15. Facility administrators are provided the opportunity to review monitoring reports and provide feedback about them to the monitoring entity before their dissemination to the public, but the release of the reports is not subject to approval from outside the monitoring entity.
16. Monitoring reports apply legal requirements, best correctional practices, and other criteria to objectively and accurately review and assess a facility’s policies, procedures, programs, and practices; identify systemic problems and the reasons for them; and proffer
possible solutions to those problems.
17. Subject to reasonable privacy and security requirements as determined by the monitoring entity, the monitoring entity’s reports are public, accessible through the Internet, and distributed to the media, the jurisdiction’s legislative body, and its top elected official.

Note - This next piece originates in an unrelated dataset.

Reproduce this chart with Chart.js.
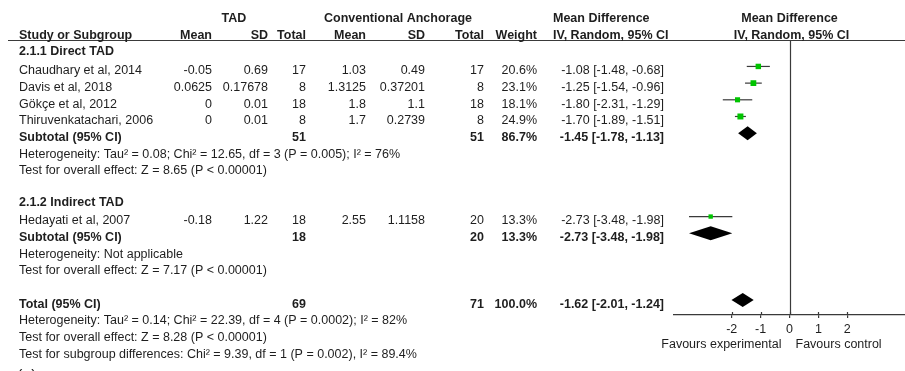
<!DOCTYPE html>
<html>
<head>
<meta charset="utf-8">
<title>Forest plot: TAD vs conventional anchorage</title>
<script src="https://cdn.jsdelivr.net/npm/chart.js@4/dist/chart.umd.min.js"></script>
<style>
  html, body { margin: 0; padding: 0; background: #ffffff; }
  #wrap { width: 905px; height: 371px; }
</style>
</head>
<body>
<div id="wrap"><canvas id="forest" width="905" height="371"></canvas></div>
<script>
// ---- study-level data ----
const studies  = ['Chaudhary et al, 2014', 'Davis et al, 2018', 'Gökçe et al, 2012', 'Thiruvenkatachari, 2006', 'Hedayati et al, 2007'];
const studyRow = [3, 4, 5, 6, 12];
const tadMean  = [-0.05, 0.0625, 0, 0, -0.18];
const tadSD    = [0.69, 0.17678, 0.01, 0.01, 1.22];
const tadN     = [17, 8, 18, 8, 18];
const conMean  = [1.03, 1.3125, 1.8, 1.7, 2.55];
const conSD    = [0.49, 0.37201, 1.1, 0.2739, 1.1158];
const conN     = [17, 8, 18, 8, 20];
const weight   = [20.6, 23.1, 18.1, 24.9, 13.3];
const md       = [-1.08, -1.25, -1.80, -1.70, -2.73];
const ciLow    = [-1.48, -1.54, -2.31, -1.89, -3.48];
const ciHigh   = [-0.68, -0.96, -1.29, -1.51, -1.98];

// ---- pooled estimates (two subgroups, then overall) ----
const poolLabel = ['Subtotal (95% CI)', 'Subtotal (95% CI)', 'Total (95% CI)'];
const poolRow   = [7, 13, 17];
const poolTadN  = [51, 18, 69];
const poolConN  = [51, 20, 71];
const poolWt    = [86.7, 13.3, 100.0];
const poolMd    = [-1.45, -2.73, -1.62];
const poolLow   = [-1.78, -3.48, -2.01];
const poolHigh  = [-1.13, -1.98, -1.24];

// ---- headings and statistics lines ----
const headerRows  = [-0.12, 0.88];
const groupTitles = ['2.1.1 Direct TAD', '2.1.2 Indirect TAD'];
const groupRows   = [1.88, 10.88];
const noteLines = [
  'Heterogeneity: Tau² = 0.08; Chi² = 12.65, df = 3 (P = 0.005); I² = 76%',
  'Test for overall effect: Z = 8.65 (P < 0.00001)',
  'Heterogeneity: Not applicable',
  'Test for overall effect: Z = 7.17 (P < 0.00001)',
  'Heterogeneity: Tau² = 0.14; Chi² = 22.39, df = 4 (P = 0.0002); I² = 82%',
  'Test for overall effect: Z = 8.28 (P < 0.00001)',
  'Test for subgroup differences: Chi² = 9.39, df = 1 (P = 0.002), I² = 89.4%'
];
const noteRows = [8, 9, 14, 15, 18, 19, 20];

// ---- axis ----
const xTicks = [-2, -1, 0, 1, 2];
const xMin = -4, xMax = 4;
const leftLabel = 'Favours experimental';
const rightLabel = 'Favours control';

// ---- styling ----
const FONT = '"Liberation Sans", Arial, Helvetica, sans-serif';
const FS = 12.5;
const TEXT = '#1e1e1e';
const LINE = '#3a3a3a';
const GREEN = '#00c400';
const ROW_PX = 16.68;        // vertical pitch of one table row
const FIRST_ROW_Y = 16.4;    // marker centre of row 0
const TEXT_DROP = 7.7;       // text baseline below a row's marker centre
const PLOT_TOP = 40;         // header rule / top of plot area
const PLOT_BOTTOM = 315;     // x axis line
const PLOT_LEFT = 674;
const DIAMOND_HALF = 0.42;   // diamond half height in row units

// row value at a given pixel, used to set the y range so rows are evenly pitched
const rowAt = px => (px - FIRST_ROW_Y) / ROW_PX;

// table column anchors
const COL = {
  study: 19, tadMean: 212, tadSD: 268, tadN: 306,
  conMean: 366, conSD: 425, conN: 484, weight: 537, ci: 664, ciHead: 553
};

const fmt2 = v => v.toFixed(2);
const ciText = (m, l, h) => `${fmt2(m)} [${fmt2(l)}, ${fmt2(h)}]`;

// datasets: squares first so they sit on top of their CI lines
const datasets = [];
datasets.push({
  label: 'studies',
  data: md.map((m, i) => ({ x: m, y: studyRow[i] })),
  pointStyle: 'rect',
  pointRadius: weight.map(w => 1.2 * Math.sqrt(w) / Math.SQRT2),
  backgroundColor: GREEN,
  borderWidth: 0,
  order: 0
});
md.forEach((m, i) => {
  datasets.push({
    label: studies[i] + ' CI',
    data: [{ x: ciLow[i], y: studyRow[i] }, { x: ciHigh[i], y: studyRow[i] }],
    showLine: true,
    borderColor: LINE,
    borderWidth: 1.2,
    pointRadius: 0,
    order: 1
  });
});

const tablePlugin = {
  id: 'forestTable',
  afterDatasetsDraw(chart) {
    const { ctx, scales: { x, y } } = chart;
    ctx.save();

    // pooled diamonds
    ctx.fillStyle = '#000000';
    poolMd.forEach((m, i) => {
      const r = poolRow[i];
      ctx.beginPath();
      ctx.moveTo(x.getPixelForValue(poolLow[i]), y.getPixelForValue(r));
      ctx.lineTo(x.getPixelForValue(m), y.getPixelForValue(r - DIAMOND_HALF));
      ctx.lineTo(x.getPixelForValue(poolHigh[i]), y.getPixelForValue(r));
      ctx.lineTo(x.getPixelForValue(m), y.getPixelForValue(r + DIAMOND_HALF));
      ctx.closePath();
      ctx.fill();
    });

    // line of no effect
    ctx.strokeStyle = LINE;
    ctx.lineWidth = 1.2;
    const x0 = Math.round(x.getPixelForValue(0)) + 0.5;
    ctx.beginPath();
    ctx.moveTo(x0, chart.chartArea.top);
    ctx.lineTo(x0, chart.chartArea.bottom);
    ctx.stroke();

    // upper halves of the tick marks (ticks cross the axis)
    ctx.beginPath();
    xTicks.forEach(v => {
      const px = Math.round(x.getPixelForValue(v)) + 0.5;
      ctx.moveTo(px, chart.chartArea.bottom - 3);
      ctx.lineTo(px, chart.chartArea.bottom);
    });
    ctx.stroke();

    // header rule
    ctx.beginPath();
    ctx.moveTo(8, chart.chartArea.top + 0.5);
    ctx.lineTo(chart.width, chart.chartArea.top + 0.5);
    ctx.stroke();

    // ---- text ----
    ctx.fillStyle = TEXT;
    ctx.textBaseline = 'alphabetic';
    const T = (s, px, r, align, bold) => {
      ctx.font = `${bold ? 'bold ' : ''}${FS}px ${FONT}`;
      ctx.textAlign = align;
      ctx.fillText(String(s), px, y.getPixelForValue(r) + TEXT_DROP);
    };

    // headers
    const xc = x.getPixelForValue(0);
    const [h0, h1] = headerRows;
    T('TAD', 234, h0, 'center', true);
    T('Conventional Anchorage', 398, h0, 'center', true);
    T('Mean Difference', COL.ciHead, h0, 'left', true);
    T('Mean Difference', xc, h0, 'center', true);
    T('Study or Subgroup', COL.study, h1, 'left', true);
    T('Mean', COL.tadMean, h1, 'right', true);
    T('SD', COL.tadSD, h1, 'right', true);
    T('Total', COL.tadN, h1, 'right', true);
    T('Mean', COL.conMean, h1, 'right', true);
    T('SD', COL.conSD, h1, 'right', true);
    T('Total', COL.conN, h1, 'right', true);
    T('Weight', COL.weight, h1, 'right', true);
    T('IV, Random, 95% CI', COL.ciHead, h1, 'left', true);
    T('IV, Random, 95% CI', xc + 2, h1, 'center', true);

    groupTitles.forEach((g, i) => T(g, COL.study, groupRows[i], 'left', true));

    studies.forEach((s, i) => {
      const r = studyRow[i];
      T(s, COL.study, r, 'left', false);
      T(tadMean[i], COL.tadMean, r, 'right', false);
      T(tadSD[i], COL.tadSD, r, 'right', false);
      T(tadN[i], COL.tadN, r, 'right', false);
      T(conMean[i], COL.conMean, r, 'right', false);
      T(conSD[i], COL.conSD, r, 'right', false);
      T(conN[i], COL.conN, r, 'right', false);
      T(weight[i].toFixed(1) + '%', COL.weight, r, 'right', false);
      T(ciText(md[i], ciLow[i], ciHigh[i]), COL.ci, r, 'right', false);
    });

    poolLabel.forEach((s, i) => {
      const r = poolRow[i];
      T(s, COL.study, r, 'left', true);
      T(poolTadN[i], COL.tadN, r, 'right', true);
      T(poolConN[i], COL.conN, r, 'right', true);
      T(poolWt[i].toFixed(1) + '%', COL.weight, r, 'right', true);
      T(ciText(poolMd[i], poolLow[i], poolHigh[i]), COL.ci, r, 'right', true);
    });

    noteLines.forEach((s, i) => T(s, COL.study, noteRows[i], 'left', false));

    // axis captions either side of zero
    const capY = chart.chartArea.bottom + 32.5;
    ctx.font = `${FS}px ${FONT}`;
    ctx.textAlign = 'right';
    ctx.fillText(leftLabel, xc - 8, capY);
    ctx.textAlign = 'left';
    ctx.fillText(rightLabel, xc + 6, capY);

    // panel letter, cut by the bottom edge
    ctx.font = `16px ${FONT}`;
    ctx.fillText('(a)', 17, 381);

    ctx.restore();
  }
};

new Chart(document.getElementById('forest'), {
  type: 'scatter',
  data: { datasets },
  options: {
    responsive: false,
    animation: false,
    layout: { autoPadding: false, padding: { left: PLOT_LEFT, right: 0, top: PLOT_TOP, bottom: 0 } },
    plugins: { legend: { display: false }, tooltip: { enabled: false } },
    scales: {
      x: {
        type: 'linear',
        min: xMin,
        max: xMax,
        afterBuildTicks: s => { s.ticks = xTicks.map(v => ({ value: v })); },
        afterFit: s => {
          s.height = 371 - PLOT_BOTTOM;
          s.paddingLeft = 0;
          s.paddingRight = 0;
        },
        border: { display: true, color: LINE, width: 1.2 },
        grid: { drawOnChartArea: false, drawTicks: true, tickLength: 3, color: LINE, lineWidth: 1.2 },
        ticks: {
          color: TEXT,
          padding: 4,
          font: { family: FONT, size: FS },
          maxRotation: 0,
          callback: v => String(v)
        }
      },
      y: {
        type: 'linear',
        reverse: true,
        min: rowAt(PLOT_TOP),
        max: rowAt(PLOT_BOTTOM),
        display: false
      }
    }
  },
  plugins: [tablePlugin]
});
</script>
</body>
</html>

18. Facility administrators are required to respond publicly to monitoring reports; to develop and implement in a timely fashion action plans to rectify problems identified in those reports; and to inform the public semi-annually of their progress in implementing
these action plans. The jurisdiction vests an administrative entity with the authority to redress noncompliance with these requirements.
19. The monitoring entity continues to assess and report on previously identified problems and the progress made in resolving them until the problems are resolved.
20. The jurisdiction adopts safeguards to ensure that the monitoring entity is meeting its designated purposes, including a requirement that it publish an annual report of its findings and activities that is public, accessible through the Internet, and distributed to the media, the jurisdiction’s legislative body, and its top elected official.